Beyoncé is not an ordained minister or a deity. But for some people, the song “Church Girl,” off her 2022 album Renaissance, has a divine meaning — not to mention the odes to New Orleans bounce music, gospel and hip hop all in one.
To understand this song, you need to understand who it's for.
“I am a church girl in every sense of the word,” said Shaplaie Brooks. “People who are queer and people who are ‘other,’ we come to this kind of personal moment where we feel liberated and we start to remember the things that we were taught, that the church is within us.”
TJ Johnson, too, is “undoubtedly a church girl, through and through.”
“The church has broken my heart many times,” Johnson said. “I've had churches tell me that I couldn't sing in their choirs because I was gay. I've had people tell me I couldn't do certain programs.”
Dominic Glaude said that when the song comes on, “Oh! you gotta dance.”
Like Johnson, Glaude and Brooks, I grew up in the church. Needless to say, dropping it "like a thottie," as Beyoncé implores, was not in any of the sermons.
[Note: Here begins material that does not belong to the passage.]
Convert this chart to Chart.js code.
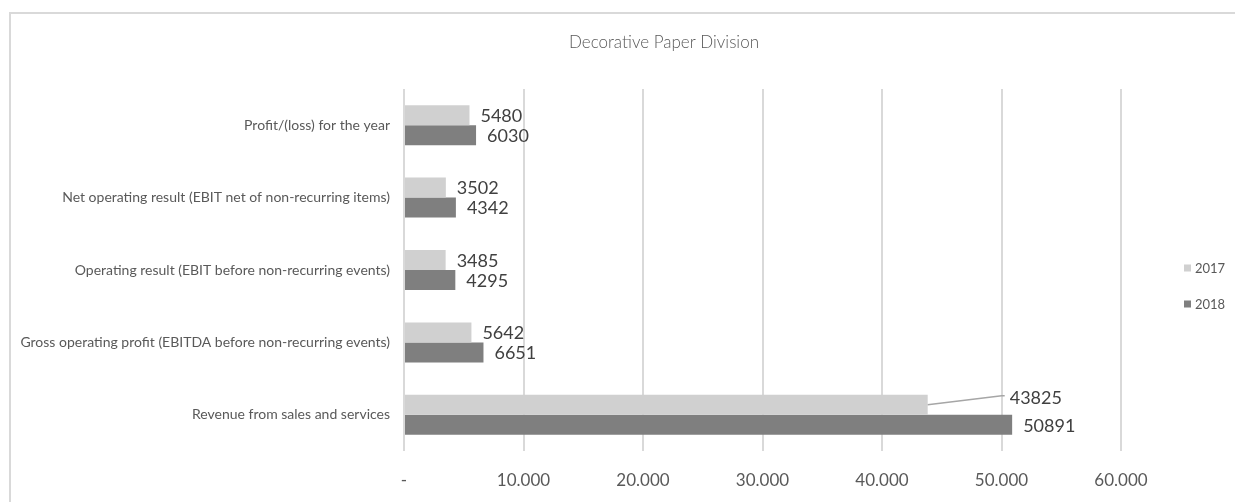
<!DOCTYPE html>
<html>
<head>
<meta charset="utf-8">
<script src="https://cdn.jsdelivr.net/npm/chart.js@4/dist/chart.umd.min.js"></script>
<style>
  html, body { margin: 0; padding: 0; background: #ffffff; }
  #wrap { position: relative; width: 1235px; height: 502px; overflow: hidden; }
  #frame { position: absolute; left: 9px; top: 12px; width: 1300px; height: 600px;
           border-top: 2px solid #d9d9d9; border-left: 2px solid #d9d9d9; }
  canvas { position: absolute; left: 0; top: 0; }
</style>
</head>
<body>
<div id="wrap">
  <div id="frame"></div>
  <canvas id="chart" width="1235" height="502"></canvas>
</div>
<script>
// Chart text and values
const chartTitle = 'Decorative Paper Division';
const categories = [
  'Profit/(loss) for the year',
  'Net operating result (EBIT net of non-recurring items)',
  'Operating result (EBIT before non-recurring events)',
  'Gross operating profit (EBITDA before non-recurring events)',
  'Revenue from sales and services'
];
const seriesNames = ['2017', '2018'];
const values2017 = [5480, 3502, 3485, 5642, 43825];
const values2018 = [6030, 4342, 4295, 6651, 50891];
const tickLabels = ['-', '10.000', '20.000', '30.000', '40.000', '50.000', '60.000'];

const FONT = 'Lato, "Open Sans", sans-serif';

// Value labels next to each bar; one label sits on a leader line
const valueLabels = {
  id: 'valueLabels',
  afterDatasetsDraw(chart, args, opts) {
    const ctx = chart.ctx;
    ctx.save();
    ctx.font = opts.font;
    ctx.fillStyle = opts.color;
    ctx.textBaseline = 'middle';
    ctx.textAlign = 'left';
    chart.data.datasets.forEach((ds, di) => {
      const meta = chart.getDatasetMeta(di);
      meta.data.forEach((bar, i) => {
        const text = String(ds.data[i]);
        const callout = (opts.callouts || []).find(c => c.dataset === di && c.index === i);
        if (callout) {
          const x1 = bar.x + callout.dx;
          const y1 = bar.y + callout.dy;
          ctx.beginPath();
          ctx.strokeStyle = opts.lineColor;
          ctx.lineWidth = 1.5;
          ctx.moveTo(bar.x, bar.y);
          ctx.lineTo(x1, y1);
          ctx.lineTo(x1 + 3, y1);
          ctx.stroke();
          ctx.fillText(text, x1 + callout.gap, y1 + 2);
        } else {
          ctx.fillText(text, bar.x + opts.offset, bar.y + 1);
        }
      });
    });
    ctx.restore();
  }
};

// Title and a compact legend at the right side
const headerLegend = {
  id: 'headerLegend',
  afterDraw(chart, args, opts) {
    const ctx = chart.ctx;
    ctx.save();
    ctx.font = opts.titleFont;
    ctx.fillStyle = opts.titleColor;
    ctx.textAlign = 'center';
    ctx.textBaseline = 'middle';
    ctx.fillText(chartTitle, opts.titleX, opts.titleY);

    ctx.font = opts.legendFont;
    ctx.textAlign = 'left';
    chart.data.datasets.forEach((ds, i) => {
      const y = opts.legendY + i * opts.legendStep;
      ctx.fillStyle = ds.backgroundColor;
      ctx.fillRect(opts.legendX, y - opts.box / 2, opts.box, opts.box);
      ctx.fillStyle = opts.legendColor;
      ctx.fillText(ds.label, opts.legendX + opts.box + 4, y + 1);
    });
    ctx.restore();
  }
};

new Chart(document.getElementById('chart'), {
  type: 'bar',
  data: {
    labels: categories,
    datasets: [
      { label: seriesNames[0], data: values2017, backgroundColor: '#d0d0d0' },
      { label: seriesNames[1], data: values2018, backgroundColor: '#7f7f7f' }
    ]
  },
  options: {
    indexAxis: 'y',
    responsive: false,
    animation: false,
    maintainAspectRatio: false,
    layout: { padding: { left: 10, top: 89, right: 114, bottom: 10 } },
    datasets: { bar: { categoryPercentage: 0.5525, barPercentage: 1.0, borderWidth: 0 } },
    scales: {
      x: {
        min: 0,
        max: 60000,
        afterFit(scale) { scale.height = 41; },
        grid: { color: '#d9d9d9', lineWidth: 2, drawTicks: false },
        border: { display: false },
        ticks: {
          stepSize: 10000,
          padding: 19,
          color: '#595959',
          font: { family: FONT, size: 17 },
          callback: (v, i) => tickLabels[i]
        }
      },
      y: {
        afterFit(scale) { scale.width = 394; },
        grid: { display: false, drawTicks: false },
        border: { display: false },
        ticks: {
          padding: 14,
          color: '#595959',
          font: { family: FONT, size: 14 }
        }
      }
    },
    plugins: {
      legend: { display: false },
      title: { display: false },
      tooltip: { enabled: false },
      valueLabels: {
        font: '18px ' + FONT,
        color: '#404040',
        lineColor: '#a6a6a6',
        offset: 11,
        callouts: [{ dataset: 0, index: 4, dx: 74, dy: -9, gap: 8 }]
      },
      headerLegend: {
        titleFont: '300 17px ' + FONT,
        titleColor: '#595959',
        titleX: 664,
        titleY: 43,
        legendFont: '13px ' + FONT,
        legendColor: '#595959',
        legendX: 1184,
        legendY: 268,
        legendStep: 36,
        box: 7
      }
    }
  },
  plugins: [valueLabels, headerLegend]
});
</script>
</body>
</html>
But being a good Christian was. So what happened when people said you weren't?
“I'm a queer trans man,” Glaude said. “It took me time to figure that out. But as I was going through that stage in the church and being a Christian and stuff, it was shunned upon to like [someone of the] same gender or, you know, change the gender, things like that.”
People who grow up in the church and feel unwelcome — especially because of their gender or sexuality — are often left building their own welcoming, loving communities.
“We no longer need that community that is not affirming, and we create our own community,” Brooks said. “And I love that about us. I love that about us as Black people. I love that about us as Black queer people and as Black queer church kids.”
The Rev. Irene Monroe, contributor to GBH and the All Rev'd Up podcast, said overcoming judgment is a common experience in the church, whether parishioners identify as queer or not.
And Beyoncé reflects that in her song.
"She is talking about bodily autonomy as God-given,” Monroe said. “There's a thing with Black church conservatives like, ‘mhmm, we know what you were doing on Saturday.’ Yes. And we come to defend it on Sunday.”
The song holds that duality, Monroe said.
“We are sexual, sensual and spiritual,” she said. “We're ratchet, religious and righteous. We're human and holy.”
That duality is in the song's composition, too.
It samples "Center of Thy Will" from the gospel group The Clark Sisters.
Then echoes the raunchiness of bounce legend DJ Jimi.
As the Rev. Monroe explains, it's the kind of genre-bending Beyoncé is known for.
“You really see the blurring between the sacred and the profane,” she said. “It's a performance piece in terms of theology, in terms of church liturgy we have, as well as the lyrics. But what I’ve named it as is a Black feminist body theology, we call that womanist theology. And what it is saying is that our lives are sacred texts.”
As for the gender bending, the album as a whole is an ode to the Black and queer roots of disco and house music, and a rallying call for freedom and joy.
"What's she saying is — let me pull up the lyrics — turn to the book of Beylations!” Johnson said. “She's talking about how she's been down, doing all this work, doing all this labor. And you know what, I'm about to go out. I don't care what y'all gotta say. I don't care who lookin’.”
That goes for the congregation, too.
“[Expletive] what they say,” Glaude said. “I'm here for the sermon and I'm here for the music. I'm gonna come in here and be myself and reclaim my space.”
Saints and sinners alike.
“Unfortunately there is divinity that comes from persecution,” Brooks said. “And when I think of queer divinity, I think of a perfected lens and being able to have this aerial view of the world in a way that is so wildly introspective. And it literally feels like we are one with God."